Jenny...she needed so much. If she didn’t go to college now, she might never get her degree. That would be a shame. If she moved in permanently at the Four Acorns Inn, she could go to the University of Connecticut and pay the tuition rate for state residents. Even if she worked and took two courses a semester, she’d be able to get her degree in five years or so. The commute wouldn’t be much, maybe twenty or so minutes, plus time to park and walk to class.
Oh, you’re probably thinking I’m getting totally carried away, but you have to understand I trained as a teacher, and I’ve tutored high school students for the better part of my career, steering them towards college. I can’t imagine a teenager like Jenny not having a fair shot at getting a good education, and from what she told me about her mother’s cancer, I was confident that she had an aptitude for nursing. The trick would be to help her stay motivated.

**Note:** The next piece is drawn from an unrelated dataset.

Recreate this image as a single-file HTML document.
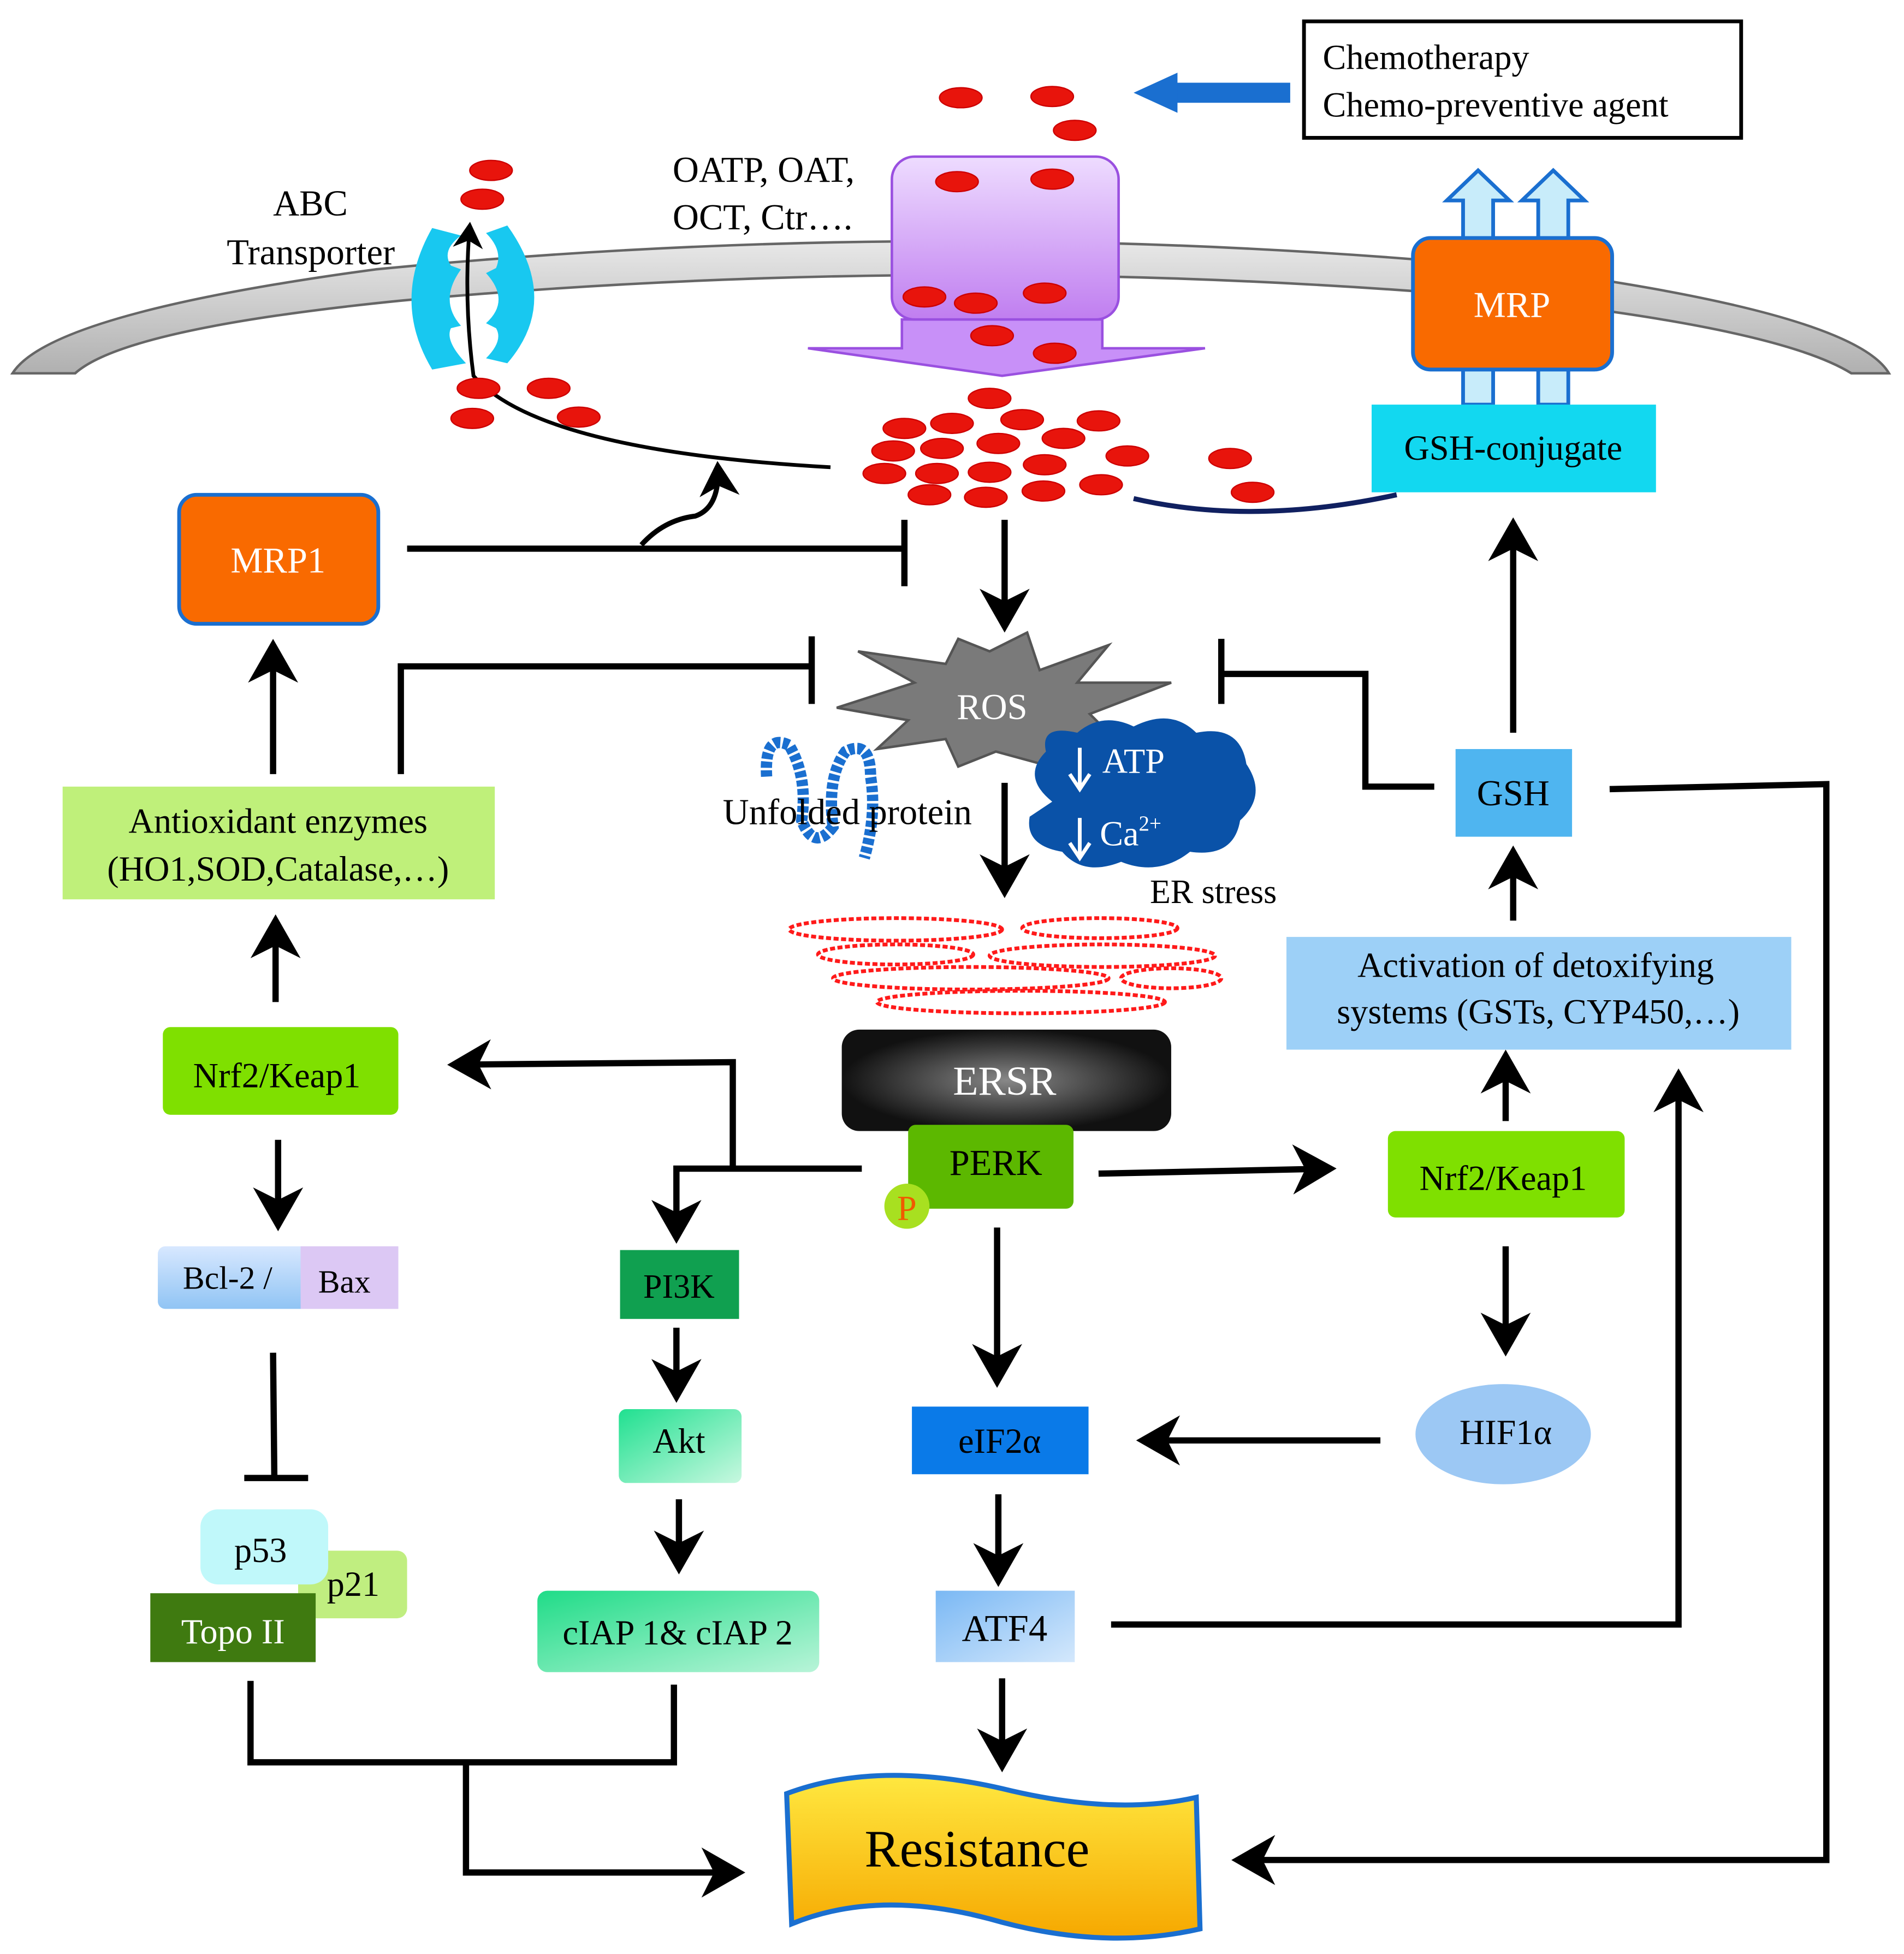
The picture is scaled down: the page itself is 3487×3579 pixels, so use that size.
<!DOCTYPE html>
<html><head><meta charset="utf-8"><style>
html,body{margin:0;padding:0;background:#fff}
svg{display:block}
text{font-family:"Liberation Serif",serif}
</style></head><body>
<svg width="3487" height="3579" viewBox="0 0 1520 1560" xmlns="http://www.w3.org/2000/svg">
<defs>
<marker id="a" markerWidth="8" markerHeight="8" refX="6" refY="4" orient="auto" markerUnits="strokeWidth">
<path d="M0,0 L7,4 L0,8 L2,4 Z" fill="#000"/></marker>
<linearGradient id="mem" x1="0" y1="0" x2="0" y2="1"><stop offset="0" stop-color="#e8e8e8"/><stop offset="1" stop-color="#b0b0b0"/></linearGradient>
<linearGradient id="pur" x1="0" y1="0" x2="0" y2="1"><stop offset="0" stop-color="#eedcff"/><stop offset="1" stop-color="#c07ef0"/></linearGradient>
<radialGradient id="ersr"><stop offset="0" stop-color="#888"/><stop offset="1" stop-color="#111"/></radialGradient>
<linearGradient id="res" x1="0" y1="0" x2="0" y2="1"><stop offset="0" stop-color="#ffe840"/><stop offset="1" stop-color="#f6a800"/></linearGradient>
<linearGradient id="akt" x1="0" y1="0" x2="1" y2="1"><stop offset="0" stop-color="#20e090"/><stop offset="1" stop-color="#c8f8e0"/></linearGradient>
<linearGradient id="ciap" x1="0" y1="0" x2="1" y2="1"><stop offset="0" stop-color="#20dc88"/><stop offset="1" stop-color="#b8f4d8"/></linearGradient>
<linearGradient id="atf" x1="0" y1="0" x2="1" y2="1"><stop offset="0" stop-color="#7ab8f4"/><stop offset="1" stop-color="#d4e8fc"/></linearGradient>
<linearGradient id="bcl" x1="0" y1="0" x2="0" y2="1"><stop offset="0" stop-color="#d8e8ff"/><stop offset="1" stop-color="#90c4f4"/></linearGradient>
</defs>

<path d="M10,298 Q40,250 300,215 Q760,170 1220,215 Q1480,250 1508,298 L1478,298 Q1420,262 1200,238 Q760,200 320,240 Q100,262 60,298 Z" fill="url(#mem)" stroke="#666" stroke-width="2"/>

<rect x="1041" y="17" width="349" height="93" fill="#fff" stroke="#000" stroke-width="3"/>
<text x="1056" y="55" font-size="28">Chemotherapy</text>
<text x="1056" y="93" font-size="28">Chemo-preventive agent</text>
<path d="M1030,74 L935,74" stroke="#1a6fd0" stroke-width="16"/>
<path d="M940,58 L905,74 L940,90 Z" fill="#1a6fd0"/>

<path d="M720,255 L880,255 L880,278 L962,278 L800,300 L645,278 L720,278 Z" fill="#c890f8" stroke="#9a50e0" stroke-width="2"/>
<rect x="712" y="125" width="181" height="130" rx="18" fill="url(#pur)" stroke="#9a50e0" stroke-width="2"/>
<text x="537" y="145" font-size="29">OATP, OAT,</text>
<text x="537" y="183" font-size="29">OCT, Ctr….</text>

<text x="218" y="172" font-size="29">ABC</text>
<text x="181" y="211" font-size="29">Transporter</text>
<path d="M345,182 Q312,240 345,295 L372,290 Q355,272 360,262 L368,260 Q350,240 368,215 L360,212 Q352,200 368,188 Z" fill="#18c8f0"/>
<path d="M405,180 Q448,240 405,290 L388,286 Q402,272 396,262 L388,258 Q408,240 388,218 L396,214 Q402,200 388,186 Z" fill="#18c8f0"/>
<path d="M663,373 Q430,360 378,300 Q370,240 375,180" fill="none" stroke="#000" stroke-width="3" marker-end="url(#a)"/>

<g fill="#e8140c" stroke="#c00" stroke-width="1">
<ellipse cx="767" cy="78" rx="17" ry="8"/><ellipse cx="840" cy="77" rx="17" ry="8"/><ellipse cx="858" cy="104" rx="17" ry="8"/>
<ellipse cx="764" cy="145" rx="17" ry="8"/><ellipse cx="840" cy="143" rx="17" ry="8"/>
<ellipse cx="738" cy="237" rx="17" ry="8"/><ellipse cx="779" cy="242" rx="17" ry="8"/><ellipse cx="834" cy="234" rx="17" ry="8"/>
<ellipse cx="792" cy="268" rx="17" ry="8"/><ellipse cx="842" cy="282" rx="17" ry="8"/>
<ellipse cx="392" cy="136" rx="17" ry="8"/><ellipse cx="385" cy="159" rx="17" ry="8"/>
<ellipse cx="382" cy="310" rx="17" ry="8"/><ellipse cx="438" cy="310" rx="17" ry="8"/><ellipse cx="377" cy="334" rx="17" ry="8"/><ellipse cx="462" cy="333" rx="17" ry="8"/>
<ellipse cx="790" cy="318" rx="17" ry="8"/><ellipse cx="722" cy="342" rx="17" ry="8"/><ellipse cx="760" cy="338" rx="17" ry="8"/><ellipse cx="816" cy="335" rx="17" ry="8"/><ellipse cx="877" cy="336" rx="17" ry="8"/>
<ellipse cx="713" cy="360" rx="17" ry="8"/><ellipse cx="752" cy="358" rx="17" ry="8"/><ellipse cx="797" cy="354" rx="17" ry="8"/><ellipse cx="849" cy="350" rx="17" ry="8"/><ellipse cx="900" cy="364" rx="17" ry="8"/>
<ellipse cx="706" cy="378" rx="17" ry="8"/><ellipse cx="748" cy="378" rx="17" ry="8"/><ellipse cx="790" cy="377" rx="17" ry="8"/><ellipse cx="834" cy="371" rx="17" ry="8"/>
<ellipse cx="742" cy="395" rx="17" ry="8"/><ellipse cx="787" cy="397" rx="17" ry="8"/><ellipse cx="833" cy="392" rx="17" ry="8"/><ellipse cx="879" cy="387" rx="17" ry="8"/>
<ellipse cx="982" cy="366" rx="17" ry="8"/><ellipse cx="1000" cy="393" rx="17" ry="8"/>
</g>
<path d="M905,398 Q1000,420 1115,395" fill="none" stroke="#102060" stroke-width="4"/>

<g fill="#c8ecfa" stroke="#1a6fd0" stroke-width="3">
<path d="M1168,190 L1168,160 L1155,160 L1180,136 L1205,160 L1192,160 L1192,190 Z"/>
<path d="M1228,190 L1228,160 L1215,160 L1240,136 L1265,160 L1252,160 L1252,190 Z"/>
<rect x="1168" y="293" width="24" height="30"/><rect x="1228" y="293" width="24" height="30"/>
</g>
<rect x="1128" y="190" width="159" height="105" rx="14" fill="#f96a00" stroke="#1a6fd0" stroke-width="3"/>
<text x="1207" y="253" font-size="29" fill="#fff" text-anchor="middle">MRP</text>
<rect x="1095" y="323" width="227" height="70" fill="#12d8f0"/>
<text x="1208" y="367" font-size="28" text-anchor="middle">GSH-conjugate</text>

<rect x="143" y="395" width="159" height="103" rx="14" fill="#f96a00" stroke="#1a6fd0" stroke-width="3"/>
<text x="222" y="457" font-size="29" fill="#fff" text-anchor="middle">MRP1</text>
<g stroke="#000" stroke-width="5" fill="none">
<path d="M325,438 L722,438"/><path d="M722,415 L722,468"/>
<path d="M512,435 Q530,415 555,412 Q575,405 573,372" stroke-width="4" marker-end="url(#a)"/>
<path d="M802,415 L802,500" marker-end="url(#a)"/>
</g>

<path d="M790,520 L820,505 L830,535 L885,515 L860,545 L935,545 L870,570 L890,590 L840,595 L850,615 L795,600 L765,612 L755,590 L700,598 L725,575 L668,565 L730,545 L685,520 L755,530 L765,510 Z" fill="#7a7a7a" stroke="#555" stroke-width="2"/>
<text x="792" y="574" font-size="29" fill="#fff" text-anchor="middle">ROS</text>

<path d="M840,640 Q815,620 835,600 Q830,578 860,585 Q880,568 905,580 Q935,565 955,585 Q990,578 995,610 Q1012,635 990,655 Q985,685 950,680 Q925,700 895,688 Q865,700 848,680 Q818,675 822,652 Z" fill="#0a52a8"/>
<text x="880" y="617" font-size="28" fill="#fff">ATP</text>
<text x="878" y="675" font-size="28" fill="#fff">Ca<tspan font-size="17" dy="-12">2+</tspan></text>
<path d="M862,597 L862,628 M854,618 L862,630 L870,618 M862,653 L862,683 M854,673 L862,685 L870,673" stroke="#fff" stroke-width="3" fill="none"/>

<path d="M612,620 Q610,585 630,595 Q645,620 640,655 Q650,680 665,660 Q660,620 675,600 Q695,590 695,620 Q700,650 690,685" fill="none" stroke="#1a6fd0" stroke-width="9" stroke-dasharray="5 2"/>
<text x="577" y="658" font-size="29">Unfolded protein</text>
<text x="918" y="721" font-size="27">ER stress</text>
<path d="M802,625 L802,712" stroke="#000" stroke-width="5" marker-end="url(#a)"/>

<g fill="none" stroke="#ff1a1a" stroke-width="3" stroke-dasharray="4 2">
<ellipse cx="715" cy="742" rx="85" ry="9"/><ellipse cx="878" cy="741" rx="62" ry="8"/>
<ellipse cx="715" cy="762" rx="62" ry="8"/><ellipse cx="880" cy="763" rx="90" ry="9"/>
<ellipse cx="775" cy="781" rx="110" ry="9"/><ellipse cx="935" cy="781" rx="40" ry="8"/>
<ellipse cx="815" cy="800" rx="115" ry="9"/>
</g>

<rect x="672" y="822" width="263" height="81" rx="14" fill="url(#ersr)"/>
<text x="802" y="874" font-size="33" fill="#fff" text-anchor="middle">ERSR</text>
<rect x="725" y="898" width="132" height="67" rx="6" fill="#5cb800"/>
<text x="795" y="938" font-size="29" text-anchor="middle">PERK</text>
<circle cx="724" cy="963" r="18" fill="#a8e020"/>
<text x="724" y="974" font-size="28" fill="#f05a00" text-anchor="middle">P</text>

<g stroke="#000" stroke-width="5" fill="none">
<path d="M688,933 L540,933 L540,988" marker-end="url(#a)"/>
<path d="M585,933 L585,848 L362,850" marker-end="url(#a)"/>
<path d="M877,937 L1062,933" marker-end="url(#a)"/>
<path d="M796,980 L796,1103" marker-end="url(#a)"/>
<path d="M1202,995 L1202,1078" marker-end="url(#a)"/>
<path d="M1102,1150 L912,1150" marker-end="url(#a)"/>
<path d="M797,1193 L797,1262" marker-end="url(#a)"/>
<path d="M887,1297 L1340,1297 L1340,858" marker-end="url(#a)"/>
<path d="M800,1340 L800,1410" marker-end="url(#a)"/>
<path d="M1202,895 L1202,843" marker-end="url(#a)"/>
<path d="M1208,735 L1208,680" marker-end="url(#a)"/>
<path d="M1208,585 L1208,418" marker-end="url(#a)"/>
<path d="M1145,628 L1090,628 L1090,538 L975,538"/><path d="M975,510 L975,562"/>
<path d="M1285,630 L1458,626 L1458,1485 L988,1485" marker-end="url(#a)"/>
<path d="M218,618 L218,515" marker-end="url(#a)"/>
<path d="M320,618 L320,532 L648,532"/><path d="M648,508 L648,562"/>
<path d="M220,800 L220,735" marker-end="url(#a)"/>
<path d="M222,910 L222,978" marker-end="url(#a)"/>
<path d="M218,1080 L219,1180"/><path d="M195,1180 L246,1180"/>
<path d="M540,1060 L540,1115" marker-end="url(#a)"/>
<path d="M542,1197 L542,1252" marker-end="url(#a)"/>
<path d="M200,1342 L200,1407 L538,1407 L538,1345"/>
<path d="M372,1407 L372,1495 L590,1495" marker-end="url(#a)"/>
</g>

<rect x="1108" y="903" width="189" height="69" rx="6" fill="#7fe000"/>
<text x="1200" y="950" font-size="28" text-anchor="middle">Nrf2/Keap1</text>
<ellipse cx="1200" cy="1145" rx="70" ry="40" fill="#9cc8f4"/>
<text x="1202" y="1153" font-size="28" text-anchor="middle">HIF1α</text>
<rect x="728" y="1123" width="141" height="54" fill="#0a7ae8"/>
<text x="798" y="1160" font-size="28" text-anchor="middle">eIF2α</text>
<rect x="747" y="1270" width="111" height="57" fill="url(#atf)"/>
<text x="802" y="1310" font-size="30" text-anchor="middle">ATF4</text>
<rect x="1027" y="748" width="403" height="90" fill="#9dd0f7"/>
<text x="1226" y="780" font-size="28" text-anchor="middle">Activation of detoxifying</text>
<text x="1228" y="817" font-size="28" text-anchor="middle">systems (GSTs, CYP450,…)</text>
<rect x="1162" y="598" width="93" height="70" fill="#4fb5f0"/>
<text x="1208" y="643" font-size="29" text-anchor="middle">GSH</text>

<path d="M628,1432 Q700,1405 800,1428 Q890,1450 955,1435 L958,1540 Q880,1558 790,1532 Q700,1508 632,1536 Z" fill="url(#res)" stroke="#1a6fd0" stroke-width="4"/>
<text x="780" y="1490" font-size="42" text-anchor="middle">Resistance</text>

<rect x="50" y="628" width="345" height="90" fill="#bff07a"/>
<text x="222" y="665" font-size="28" text-anchor="middle">Antioxidant enzymes</text>
<text x="222" y="703" font-size="28" text-anchor="middle">(HO1,SOD,Catalase,…)</text>
<rect x="130" y="820" width="188" height="70" rx="6" fill="#7fe000"/>
<text x="221" y="868" font-size="28" text-anchor="middle">Nrf2/Keap1</text>
<rect x="126" y="995" width="120" height="50" rx="6" fill="url(#bcl)"/>
<rect x="240" y="995" width="78" height="50" fill="#dcc8f4"/>
<text x="146" y="1029" font-size="26">Bcl-2 /</text>
<text x="254" y="1032" font-size="26">Bax</text>
<rect x="495" y="998" width="95" height="55" fill="#10a050"/>
<text x="542" y="1036" font-size="27" text-anchor="middle">PI3K</text>
<rect x="494" y="1125" width="98" height="59" rx="6" fill="url(#akt)"/>
<text x="542" y="1160" font-size="28" text-anchor="middle">Akt</text>
<rect x="429" y="1270" width="225" height="65" rx="8" fill="url(#ciap)"/>
<text x="541" y="1313" font-size="28" text-anchor="middle">cIAP 1&amp; cIAP 2</text>
<rect x="238" y="1238" width="87" height="54" rx="8" fill="#c0ee80"/>
<rect x="160" y="1205" width="102" height="60" rx="14" fill="#c0f8fa"/>
<text x="208" y="1247" font-size="28" text-anchor="middle">p53</text>
<text x="282" y="1274" font-size="28" text-anchor="middle">p21</text>
<rect x="120" y="1272" width="132" height="55" fill="#3f7a10"/>
<text x="186" y="1312" font-size="28" fill="#fff" text-anchor="middle">Topo II</text>
</svg>
</body></html>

What kind of girl has no family at all? Was it even possible? How could her father’s family not contact her mother, not send money for her support? Maybe Kenny, the security consultant, could find out something about them. Better still, maybe we could convince them to cough up the financial aid Jenny and her mother should have received all along.
I felt a tingle in my pocket and pulled out my phone. Brother Bur back at the Four Acorns Inn in Cheswick.
“Hey,” I sighed. “How’s it going?”
“You owe me big, Scarlet. You have no idea what a pain in the....” He was at his bombastic best. Lucky me. I cut him short.
“You do realize they just fished the body of the really bad guy out of the ocean, right? I’m not down here lying on the beach, soaking up the sun and eating bonbons. I’m at Target, shopping for an orphan that some maniac tried to kill.”
“Well, you still owe me!” he snarled. “Do you have any idea what Hilda Blevins is like? Not only did she insist on a different room, she wanted to know why you weren’t here to greet her. And she hated the licensed practical nurse that showed up to help her bathe.”
“Who did the agency send?”
“Marva.”
“Well, I don’t blame her. Marva spends the whole time whining. I told them the last time she showed up that she was a bad fit for our guests. Tell Hilda that I’m calling the VNA now and I’ll make sure they send Ernesta or Belle. And I should be there later tonight.”
Twenty minutes later, I had the licensed practical nurse situation for the guest with Parkinson’s all straightened out. I called Hilda to explain the snafu and to personally reassure her that her nurse tomorrow would be far more helpful and less talkative. As soon as I hung up, my phone rang again. This time it was Kenny.
“You can come home now, babe.”
“Mother, may I?” Shades of childhood.
“Yes, you may,” he trilled, doing his best old lady impression. Funny how the games of our youth still make us silly.
With my purchases in hand, I left the store, climbed into my Focus, and headed back to Kenny’s house. The driveway no longer had a state vehicle parked on it. That was a positive sign. I wondered if the neighbors just assumed Kenny was chummy with the cops in his capacity as a security consultant. I didn’t see faces peering out from behind the curtains on my walk from car to house.
“Ready to hit the road?” That was the first thing Kenny said to me when I made it through the door. He seemed to have ants in his pants, itching and twitching, urging me to grab my suitcase from Kendra’s room.
“On your way to put out a forest fire, Smokey?”
“Something like that.” His eyes landed on me long enough for me to recognize the concern there. Not good. I wondered if he’d gotten bad news while I was gone. Or was this about Jenny and some dark secret?